PROVIDED DATA:
******
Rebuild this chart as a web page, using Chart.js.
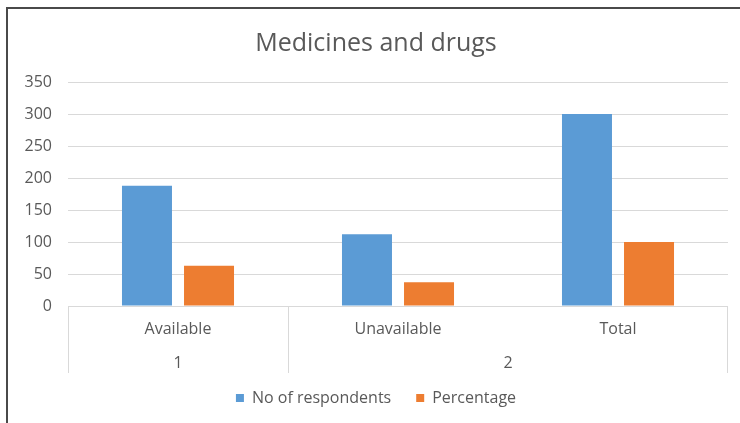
<!DOCTYPE html>
<html>
<head>
<meta charset="utf-8">
<script src="https://cdn.jsdelivr.net/npm/chart.js@4"></script>
<style>
  html, body { margin: 0; padding: 0; background: #fff; }
  #wrap { position: relative; width: 740px; height: 423px; overflow: hidden; }
  #frame {
    position: absolute; left: 6px; top: 7px; width: 760px; height: 440px;
    border-left: 2px solid #4a4a4a; border-top: 2px solid #4a4a4a;
    pointer-events: none;
  }
  canvas { position: absolute; left: 0; top: 0; }
</style>
</head>
<body>
<div id="wrap">
  <canvas id="chart" width="740" height="423"></canvas>
  <div id="frame"></div>
</div>
<script>
const chartTitle = "Medicines and drugs";
const categories = ["Available", "Unavailable", "Total"];
const respondents = [188, 112, 300];
const percentage = [62.7, 37.3, 100];
const yTicks = [0, 50, 100, 150, 200, 250, 300, 350];

// second row of the category axis: label + first/last category index
const groupLabels = ["1", "2"];
const groupSpans = [[0, 0], [1, 2]];

const textColor = "#595959";
const gridColor = "#d9d9d9";
const fontFamily = "'Open Sans', 'Liberation Sans', sans-serif";

// draws the two-level category axis (dividers + group labels)
const groupAxis = {
  id: "groupAxis",
  afterDraw(chart) {
    const x = chart.scales.x;
    const ctx = chart.ctx;
    const half = (x.getPixelForValue(1) - x.getPixelForValue(0)) / 2;
    const top = chart.chartArea.bottom;
    const bottom = top + 67;

    ctx.save();
    ctx.strokeStyle = gridColor;
    ctx.lineWidth = 1;
    ctx.fillStyle = textColor;
    ctx.font = "16px " + fontFamily;
    ctx.textAlign = "center";
    ctx.textBaseline = "middle";

    groupSpans.forEach((span, i) => {
      const left = x.getPixelForValue(span[0]) - half;
      const right = x.getPixelForValue(span[1]) + half;
      ctx.beginPath();
      ctx.moveTo(Math.round(left) + 0.5, top);
      ctx.lineTo(Math.round(left) + 0.5, bottom);
      if (i === groupSpans.length - 1) {
        ctx.moveTo(Math.round(right) - 0.5, top);
        ctx.lineTo(Math.round(right) - 0.5, bottom);
      }
      ctx.stroke();
      ctx.fillText(groupLabels[i], (left + right) / 2, top + 57.5);
    });
    ctx.restore();
  }
};

const ctx = document.getElementById("chart").getContext("2d");

window.myChart = new Chart(ctx, {
  type: "bar",
  data: {
    labels: categories,
    datasets: [
      {
        label: "No of respondents",
        data: respondents,
        backgroundColor: "#5b9bd5",
        categoryPercentage: 0.564,
        barPercentage: 0.806
      },
      {
        label: "Percentage",
        data: percentage,
        backgroundColor: "#ed7d31",
        categoryPercentage: 0.564,
        barPercentage: 0.806
      }
    ]
  },
  options: {
    responsive: false,
    animation: false,
    layout: {
      padding: { left: 24, right: 12, top: 0, bottom: 7 }
    },
    plugins: {
      title: {
        display: true,
        text: chartTitle,
        color: textColor,
        font: { family: fontFamily, size: 25, weight: "normal" },
        padding: { top: 29, bottom: 23 }
      },
      legend: {
        position: "bottom",
        labels: {
          color: textColor,
          font: { family: fontFamily, size: 16 },
          boxWidth: 8,
          boxHeight: 8,
          padding: 25
        }
      },
      tooltip: { enabled: false }
    },
    scales: {
      x: {
        grid: { display: false },
        border: { display: false },
        ticks: {
          color: textColor,
          font: { family: fontFamily, size: 16 },
          padding: 6,
          maxRotation: 0
        },
        afterFit(scale) {
          scale.height = 59;
        }
      },
      y: {
        min: 0,
        max: 350,
        grid: { color: gridColor, drawTicks: false },
        border: { display: false },
        afterBuildTicks(scale) {
          scale.ticks = yTicks.map(v => ({ value: v }));
        },
        ticks: {
          color: textColor,
          font: { family: fontFamily, size: 16 },
          padding: 16
        },
        afterFit(scale) {
          scale.width = 44;
        }
      }
    }
  },
  plugins: [groupAxis]
});
</script>
</body>
</html>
******
INSTRUCTIONS FOR THE TASK: Restate each line from the start of the listing through the line bearing "const groupSpans = [[0, 0], [1, 2]];" word for word. Drop the pictures.

CORRECT OUTPUT:
Rebuild this chart as a web page, using Chart.js.
<!DOCTYPE html>
<html>
<head>
<meta charset="utf-8">
<script src="https://cdn.jsdelivr.net/npm/chart.js@4"></script>
<style>
  html, body { margin: 0; padding: 0; background: #fff; }
  #wrap { position: relative; width: 740px; height: 423px; overflow: hidden; }
  #frame {
    position: absolute; left: 6px; top: 7px; width: 760px; height: 440px;
    border-left: 2px solid #4a4a4a; border-top: 2px solid #4a4a4a;
    pointer-events: none;
  }
  canvas { position: absolute; left: 0; top: 0; }
</style>
</head>
<body>
<div id="wrap">
  <canvas id="chart" width="740" height="423"></canvas>
  <div id="frame"></div>
</div>
<script>
const chartTitle = "Medicines and drugs";
const categories = ["Available", "Unavailable", "Total"];
const respondents = [188, 112, 300];
const percentage = [62.7, 37.3, 100];
const yTicks = [0, 50, 100, 150, 200, 250, 300, 350];

// second row of the category axis: label + first/last category index
const groupLabels = ["1", "2"];
const groupSpans = [[0, 0], [1, 2]];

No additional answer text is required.